Au-delà, il y a un souci hébraïque de la justice, de la justice ici-bas, chez les hommes : Dieu n’existe pour nous qu’ainsi, et notre royaume est bien de ce monde. Il est ce monde, mais réparé, ou plutôt achevé – Dieu lui-même ne s’achevant qu’ainsi, dans le geste et dans la quête de l’homme, dans la lutte qu’il entreprend contre son Créateur, source du mal comme du bien : « car tu as lutté avec des hommes et des dieux, et tu l’as emporté. » (Genèse, 32 : 29) Dieu se purge par la création ; il s’accomplit par la créature. Le judaïsme, c’est la chair, les os, le sang : l’esprit est secondaire, ou plutôt devrais-je dire qu’il ne s’appréhende qu’ainsi, « depuis sa chair » comme dit Job, ou, pour citer les Psaumes, avec ses os.

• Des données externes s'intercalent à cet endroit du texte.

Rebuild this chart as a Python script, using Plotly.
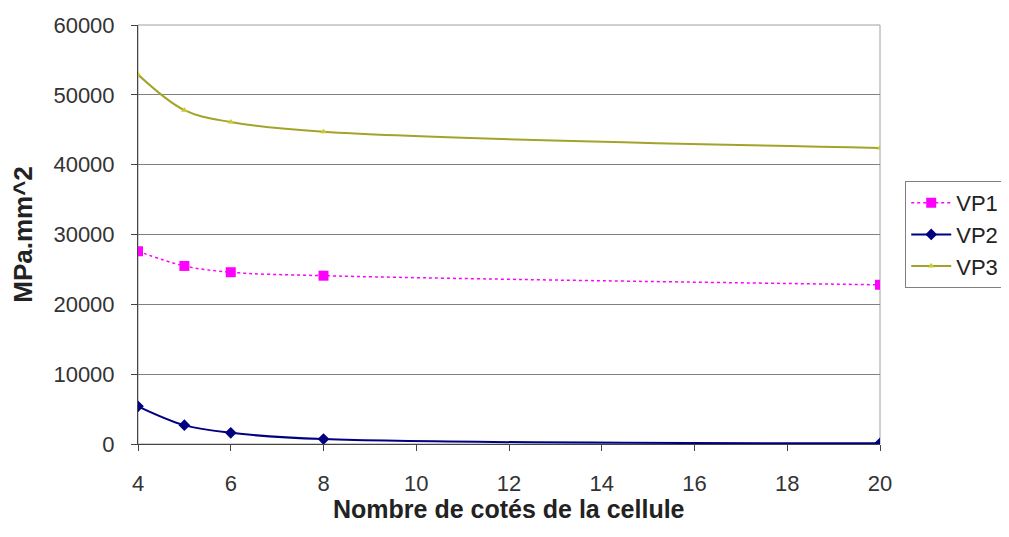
import plotly.graph_objects as go

# number of sides of the cell
sides = [4, 5, 6, 8, 20]

# eigen values (MPa.mm^2)
vp1 = [27600, 25500, 24600, 24100, 22800]
vp2 = [5400, 2700, 1600, 700, 100]
vp3 = [52900, 47800, 46100, 44700, 42400]

x_ticks = [4, 6, 8, 10, 12, 14, 16, 18, 20]
y_ticks = [0, 10000, 20000, 30000, 40000, 50000, 60000]
y_labels = ['0', '10000', '20000', '30000', '40000', '50000', '60000']

fig = go.Figure()

fig.add_trace(go.Scatter(
    x=sides, y=vp1, name='VP1', mode='lines+markers',
    line=dict(color='#FF00FF', width=1.5, dash='dot', shape='spline'),
    marker=dict(symbol='square', size=10, color='#FF00FF'),
))
fig.add_trace(go.Scatter(
    x=sides, y=vp2, name='VP2', mode='lines+markers',
    line=dict(color='#000080', width=2, shape='spline'),
    marker=dict(symbol='diamond', size=9, color='#000080'),
))
fig.add_trace(go.Scatter(
    x=sides, y=vp3, name='VP3', mode='lines+markers',
    line=dict(color='#A3A32A', width=2, shape='spline'),
    marker=dict(symbol='triangle-up', size=6, color='#C8C830'),
))

# grey plot-area frame like the spreadsheet chart
fig.add_shape(type='rect', xref='paper', yref='paper', x0=0, y0=0, x1=1, y1=1,
              line=dict(color='#A0A0A0', width=1), layer='below')

# x title as annotation, placed low under the tick labels
fig.add_annotation(text='<b>Nombre de cotés de la cellule</b>', xref='paper', yref='paper',
                   x=0.5, y=0, xanchor='center', yanchor='top', yshift=-49, showarrow=False,
                   font=dict(size=25, color='#222222'))

# page body has an 8px margin, so the figure is 16px smaller than the window
fig.update_layout(
    width=993, height=521,
    margin=dict(l=130, r=121, t=17, b=85, autoexpand=False),
    plot_bgcolor='white',
    paper_bgcolor='white',
    font=dict(family='Liberation Sans, Arial, sans-serif', size=22, color='#333333'),
    showlegend=True,
    legend=dict(
        x=1.034, y=0.5, xanchor='left', yanchor='middle',
        bordercolor='#808080', borderwidth=1,
        font=dict(size=22, color='#222222'),
        tracegroupgap=6, itemwidth=40,
    ),
    xaxis=dict(
        range=[4, 20], tickvals=x_ticks, showgrid=False, zeroline=False,
        showline=True, linecolor='#444444', linewidth=1,
        ticks='outside', ticklen=6, tickcolor='#444444', ticklabelstandoff=14,
        automargin=False,
    ),
    yaxis=dict(
        range=[0, 60000], tickvals=y_ticks, ticktext=y_labels,
        showgrid=True, gridcolor='#808080', gridwidth=1,
        zeroline=False, showline=True, linecolor='#444444', linewidth=1,
        ticks='outside', ticklen=6, tickcolor='#444444', ticklabelstandoff=12,
        automargin=False,
        title=dict(text='<b>MPa.mm^2</b>', font=dict(size=26, color='#222222'), standoff=18),
    ),
)

fig.write_html('out.html')
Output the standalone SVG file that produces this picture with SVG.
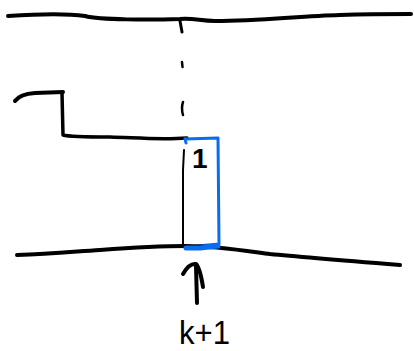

Lors de la Disputation de Barcelone (1263), Nahmanide rétorqua à l’apostat Pablo Christiani, qui prétendait que le Talmud contenait des allusions à la messianité de Jésus, que si le Messie était venu, il n’y aurait plus ni guerres, ni misère ni injustice sur la terre. Les prophètes d’Israël sont bien prosaïques peut-être, mais c’est ainsi : la rédemption dont ils parlent est d’abord celle de la chair et de la terre. C’est le profond souci qu’ont incarné jusqu’au martyre ces deux Juifs assassinés il y a presque soixante ans dans le comté de Lauderdale. C’est lui qui faisait dire à Heschel que, pendant la fameuse marche de Selma à Montgomery (1965), il avait, aux côtés du pasteur King, « prié avec ses jambes ».

C’est lui, enfin, qui réunit aujourd’hui les Juifs américains, quels qu’ils soient et où qu’ils prient – que d’ailleurs ils prient ou ne prient pas – dans la lutte pour la justice et les institutions du pays qui les a vus naître. Et les chiffres n’y feront rien : qu’on tue plus ou moins de Noirs que de Blancs pauvres, par exemple, importe peu. Car pour nous, l’arithmétique est peu de chose, c’est l’histoire qui est tout. Et dans les dernières syllabes de George Floyd, elle a à nouveau balbutié.